Take context window extension from 2,048 to 8,192 as an example, we partition the original context window of 2,048 tokens into two chunks, and adjust the position indices of the second chunk by adding a distinct skipping bias term. These bias terms, as well as the length of each chunk, are altered for each training example, so that the model can adapt to all relative positions of the target context window through fine-tuning.

Notably, by decoupling fine-tuning length from target context window, PoSE can theoretically extend the context window infinitely, constrained only by memory usage for inference. With ongoing advancements for efficient inference~(e.g., vLLM, Flash Attention), we believe PoSE holds great promise for scaling the context window even further.

🔥 What's New

  • [2024/01/16] Our paper has been accepted by ICLR 2024 as a Poster.
  • [2023/10/26] We made the datasets used in this paper public for reproduction purpose.
  • [2023/10/11] We released our all our model checkpoints.
  • [2023/10/10] Updated our paper and code. Improved writing, added some discussion about chunk number and coverage possibility of relative positions in Appendix. Removed unused code and implemented a minor fix in train_preprocess_function_pose to make the coverage possiblity more uniform for large relative positions.
  • [2023/09/22] Inclued results of PoSE on Baichuan2. We further consolidated the effectiveness of our method.
  • [2023/09/19] Our paper and code were released.

âš¡ Checkpoints

Context Extended Versions of LLaMA (originally support 2k context)

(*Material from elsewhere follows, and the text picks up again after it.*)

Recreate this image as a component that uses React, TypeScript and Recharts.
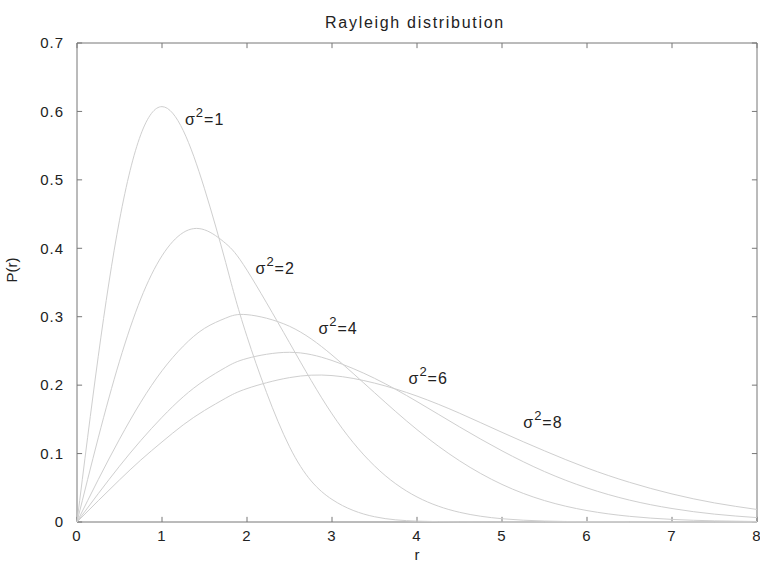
import React from 'react';
import { LineChart, Line, XAxis, YAxis, ReferenceDot, ReferenceArea, ReferenceLine } from 'recharts';

const rValues = [0, 0.25, 0.5, 0.75, 1, 1.25, 1.5, 1.75, 2, 2.5, 3, 3.5, 4, 4.5, 5, 5.5, 6, 6.5, 7, 7.5, 8];
const sigma1 = [0, 0.242, 0.441, 0.566, 0.607, 0.572, 0.487, 0.379, 0.271, 0.11, 0.033, 0.0077, 0.0013, 0.0002, 0, 0, 0, 0, 0, 0, 0];
const sigma2 = [0, 0.123, 0.235, 0.326, 0.389, 0.423, 0.427, 0.407, 0.368, 0.262, 0.158, 0.082, 0.0366, 0.0142, 0.0048, 0.0014, 0.0004, 0.0001, 0, 0, 0];
const sigma4 = [0, 0.062, 0.121, 0.175, 0.221, 0.257, 0.283, 0.298, 0.303, 0.286, 0.244, 0.189, 0.135, 0.0895, 0.0549, 0.0313, 0.0167, 0.0083, 0.0038, 0.0017, 0.0007];
const sigma6 = [0, 0.0414, 0.0816, 0.119, 0.153, 0.183, 0.207, 0.226, 0.239, 0.248, 0.236, 0.21, 0.176, 0.139, 0.104, 0.0737, 0.0498, 0.032, 0.0197, 0.0115, 0.0064];
const sigma8 = [0, 0.0311, 0.0615, 0.0905, 0.117, 0.142, 0.163, 0.181, 0.195, 0.211, 0.214, 0.203, 0.184, 0.159, 0.131, 0.104, 0.079, 0.058, 0.041, 0.0279, 0.0183];

const xTicks = [0, 1, 2, 3, 4, 5, 6, 7, 8];
const yTicks = [0, 0.1, 0.2, 0.3, 0.4, 0.5, 0.6, 0.7];
const X_MIN = 0;
const X_MAX = 8;
const Y_MIN = 0;
const Y_MAX = 0.7;

const seriesKeys = ['s1', 's2', 's4', 's6', 's8'];
const annotations = [
  { n: 1, r: 1.27, p: 0.58 },
  { n: 2, r: 2.1, p: 0.363 },
  { n: 4, r: 2.84, p: 0.275 },
  { n: 6, r: 3.9, p: 0.202 },
  { n: 8, r: 5.25, p: 0.137 },
];

const data = rValues.map((r, i) => ({
  r,
  s1: sigma1[i],
  s2: sigma2[i],
  s4: sigma4[i],
  s6: sigma6[i],
  s8: sigma8[i],
}));

const FONT = '"Liberation Sans", Arial, sans-serif';
const TEXT = '#222';
const AXIS = '#777';
// inward tick length expressed in data units (about 5px)
const TICK_DX = 0.06;
const TICK_DY = 0.0075;

const makeLabel = (n: number) => (props: any) => {
  const vb = props.viewBox || {};
  const x = (vb.x ?? 0) + (vb.width ?? 0) / 2;
  const y = (vb.y ?? 0) + (vb.height ?? 0) / 2;
  return (
    <text x={x} y={y} fill={TEXT} fontSize={16} fontFamily={FONT} letterSpacing={1}>
      <tspan>σ</tspan>
      <tspan dy={-8} fontSize={13}>2</tspan>
      <tspan dy={8}>={n}</tspan>
    </text>
  );
};

export default function App() {
  return (
    <div style={{ position: 'absolute', left: 0, top: 0, width: 760, height: 563, background: '#fff' }}>
      <div
        style={{
          position: 'absolute',
          left: 0,
          width: 760,
          top: 14,
          textAlign: 'center',
          paddingLeft: 70,
          boxSizing: 'border-box',
          fontFamily: FONT,
          fontSize: 16,
          letterSpacing: 1.7,
          color: TEXT,
        }}
      >
        Rayleigh distribution
      </div>
      <LineChart
        width={760}
        height={563}
        data={data}
        margin={{ top: 43, right: 3, bottom: 0, left: 0 }}
      >
        <XAxis
          dataKey="r"
          type="number"
          domain={[X_MIN, X_MAX]}
          ticks={xTicks}
          interval={0}
          height={41}
          axisLine={false}
          tickLine={false}
          tickMargin={2}
          tick={{ fill: TEXT, fontSize: 15, fontFamily: FONT, letterSpacing: 1 }}
          label={{ value: 'r', position: 'insideBottom', offset: 0, fill: TEXT, fontSize: 15, fontFamily: FONT, dy: -3 }}
        />
        <YAxis
          type="number"
          domain={[Y_MIN, Y_MAX]}
          ticks={yTicks}
          interval={0}
          width={77}
          axisLine={false}
          tickLine={false}
          tickMargin={7}
          tickFormatter={(v: number) => (v === 0 ? '0' : v.toFixed(1))}
          tick={{ fill: TEXT, fontSize: 15, fontFamily: FONT, letterSpacing: 1 }}
          label={{ value: 'P(r)', angle: -90, position: 'insideLeft', offset: 12, fill: TEXT, fontSize: 15, fontFamily: FONT }}
        />
        <ReferenceArea
          x1={X_MIN}
          x2={X_MAX}
          y1={Y_MIN}
          y2={Y_MAX}
          fill="none"
          stroke={AXIS}
          strokeWidth={1}
          ifOverflow="visible"
        />
        {xTicks.map((t) => (
          <ReferenceLine
            key={'xb' + t}
            segment={[{ x: t, y: Y_MIN }, { x: t, y: Y_MIN + TICK_DY }]}
            stroke={AXIS}
            ifOverflow="visible"
          />
        ))}
        {xTicks.map((t) => (
          <ReferenceLine
            key={'xt' + t}
            segment={[{ x: t, y: Y_MAX }, { x: t, y: Y_MAX - TICK_DY }]}
            stroke={AXIS}
            ifOverflow="visible"
          />
        ))}
        {yTicks.map((t) => (
          <ReferenceLine
            key={'yl' + t}
            segment={[{ x: X_MIN, y: t }, { x: X_MIN + TICK_DX, y: t }]}
            stroke={AXIS}
            ifOverflow="visible"
          />
        ))}
        {yTicks.map((t) => (
          <ReferenceLine
            key={'yr' + t}
            segment={[{ x: X_MAX, y: t }, { x: X_MAX - TICK_DX, y: t }]}
            stroke={AXIS}
            ifOverflow="visible"
          />
        ))}
        {seriesKeys.map((k) => (
          <Line
            key={k}
            dataKey={k}
            type="natural"
            stroke="#cfcfcf"
            strokeWidth={1}
            dot={false}
            isAnimationActive={false}
          />
        ))}
        {annotations.map((a) => (
          <ReferenceDot
            key={a.n}
            x={a.r}
            y={a.p}
            r={1}
            fill="none"
            stroke="none"
            label={makeLabel(a.n)}
          />
        ))}
      </LineChart>
    </div>
  );
}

Model Context Interpolation Link
LLaMA-7B-PoSE-Linear-16k 16,384 Linear download link
LLaMA-7B-PoSE-NTK-16k 16,384 NTK download link
LLaMA-7B-PoSE-YaRN-16k 16,384 YaRN download link
LLaMA-7B-PoSE-Linear-96k 98,304 Linear download link
LLaMA-7B-PoSE-YaRN-96k 98,304 YaRN download link
LLaMA-7B-PoSE-YaRN-128k 131,072 YaRN download link

Context Extended Versions of LLaMA2 (originally support 4k context)

Model Context Interpolation Link
LLaMA2-7B-PoSE-Linear-16k 16,384 Linear download link
LLaMA2-7B-PoSE-NTK-16k 16,384 NTK download link
LLaMA2-7B-PoSE-YaRN-16k 16,384 YaRN download link

Context Extended Versions of Baichuan2 (originally support 4k context)

Model Context Interpolation Link
Baichuan2-7B-PoSE-Linear-16k 16,384 Linear download link
baichuan2-7B-PoSE-NTK-16k 16,384 NTK download link
baichuan2-7B-PoSE-YaRN-16k 16,384 YaRN download link

🔧 Reproduction

To replicate our results, follow these steps to download the code and necessary dependencies:

git clone https://github.com/dwzhu-pku/PoSE.git
cd PoSE
pip install -r requirements.txt

Additionally, as we utilize lm-eval-harness for evaluation on standard benchmarks, please install lm-eval-harness under the helper/ folder.

As for the datasets, we have provided them in this link for reproduction purpose.

Data, Models and Computation Resources

We have conducted experiments with Llama-7B, Llama2-7B, and GPT-J-6B, Baichuan2-7B.

All the models are fine-tuned on The Pile dataset. Since this dataset is randomly shuffled, we use only the 00 split for training. We further filter short inputs and keep 10w samples for fine-tuning, which has proven sufficient for our method.

In terms of computation resources, all our training is conducted on 8 * 32G V100, and all evaluations are completed on a single A100.

Training and Evaluation

The scripts under script/ comprehensively cover the commands for training and evaluation.

For training, the key modifications revolve around position indices of the input text. You can refer to the train_preprocess_function_pose function to understand our proposed method. There are also minor revisions in my_modeling_xxx.py and my-configuration_xxx.py for implementing linear / NTK / YaRN interpolations and for utilizing xformers for efficient training & inference. Note that we use the revised version of YaRN in our experiments, as supported by the issue inv_freq seems not calculated right. For example, You can start training Llama for context extension from 2k to 128k (64x) with YaRN interpolation by running comments as follows:

cd PoSE
bash script/run_train_skipos.sh 64 yarn

For evaluation, we made no revisions to position indices, so the process remains the same as the common setting. You can run following comments for the evaluation of passkey retrieval / ppl / standard benchmarks:

cd PoSE
bash script/run_eval_passkey.sh # for passkey retrieval
bash script/run_eval_ppl.sh # for ppl
bash script/run_lm_eval.sh # for standard benchmarks

📈 Experiment Results

Empirically, we demonstrate that PoSE achieves significant memory and time efficiency:

efficiency

It is compatible across various RoPE-based models and interpolation strategies:

widely_compatible

Capable of extending to 128k when combined with YaRN interpolation:

extremely_long

And it exhibits only minimal performance degradation on standard benchmarks:

standard

🌟 Citation

If you find this repo helpful, please cite our paper as follows:

@article{zhu2023pose,
  title={Pose: Efficient context window extension of llms via positional skip-wise training},
  author={Zhu, Dawei and Yang, Nan and Wang, Liang and Song, Yifan and Wu, Wenhao and Wei, Furu and Li, Sujian},
  journal={arXiv preprint arXiv:2309.10400},
  year={2023}
}